Silas' efforts to reach Shinn grew comical

Associated Press

NEW ORLEANS -- Paul Silas was ringing the doorbell of the man who had just fired him, and nobody was coming to the door at George Shinn's house.

Silas kept ringing, and someone inside disconnected the chime.

So Silas knocked and knocked and knocked until Shinn's son finally answered, telling Silas that his father was in the shower.

"I said, 'Well tell him to get on down here,''' Silas recalled.

The co-owner of the New Orleans Hornets and the ex-coach eventually had a talk, which Silas said was amiable in the end.

Silas managed to chuckle as he told his knock-knock tale, a story that has exacerbated the negative fallout from the Hornets' firing of the popular coach.

Hornets owners Shinn and Ray Wooldridge, reviled in the Carolinas before they moved the team from Charlotte last summer, barely made it through one season in New Orleans before their latest public relations debacle.

Shinn, the majority owner and Silas' next-door neighbor, ordered Wooldridge to deliver the news of his firing in a short phone call to Silas -- which prompted Silas to make the short walk to Shinn's house for further explanation.

A week later, Shinn, Wooldridge and general manager Bob Bass haven't explained precisely why Silas was fired or discussed which candidates they are considering to replace him.

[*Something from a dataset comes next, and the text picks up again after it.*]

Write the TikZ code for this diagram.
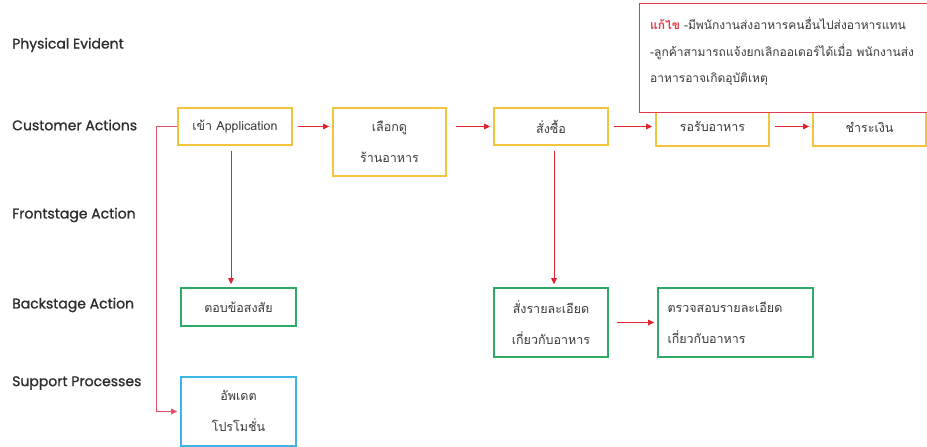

They've confirmed only an interview with Tim Floyd, who lives in New Orleans and had three-plus losing seasons with the Chicago Bulls.

Silas took the Hornets to the playoffs the past four seasons, twice getting to the second round. Known as a coach who can motivate and win respect from NBA players, he was widely praised for keeping the team successful through the death of Bobby Phills in 2000, the illness that kept Jamal Mashburn out of the 2002 playoffs, and injuries to Davis throughout the 2002-03 season.

When Philadelphia eliminated the Hornets in the first round of the playoffs, local fans were not terribly critical -- in large part because the Hornets' two best players were playing hurt -- Mashburn with a bone chip in the middle finger of his shooting hand; Davis with a bone bruise in his left knee.

Team officials have implied the decision to fire Silas had nothing to do with money. Silas' $1.5 million salary was about half the average for coaches. The Hornets offered him $2 million before contract talks broke off last summer.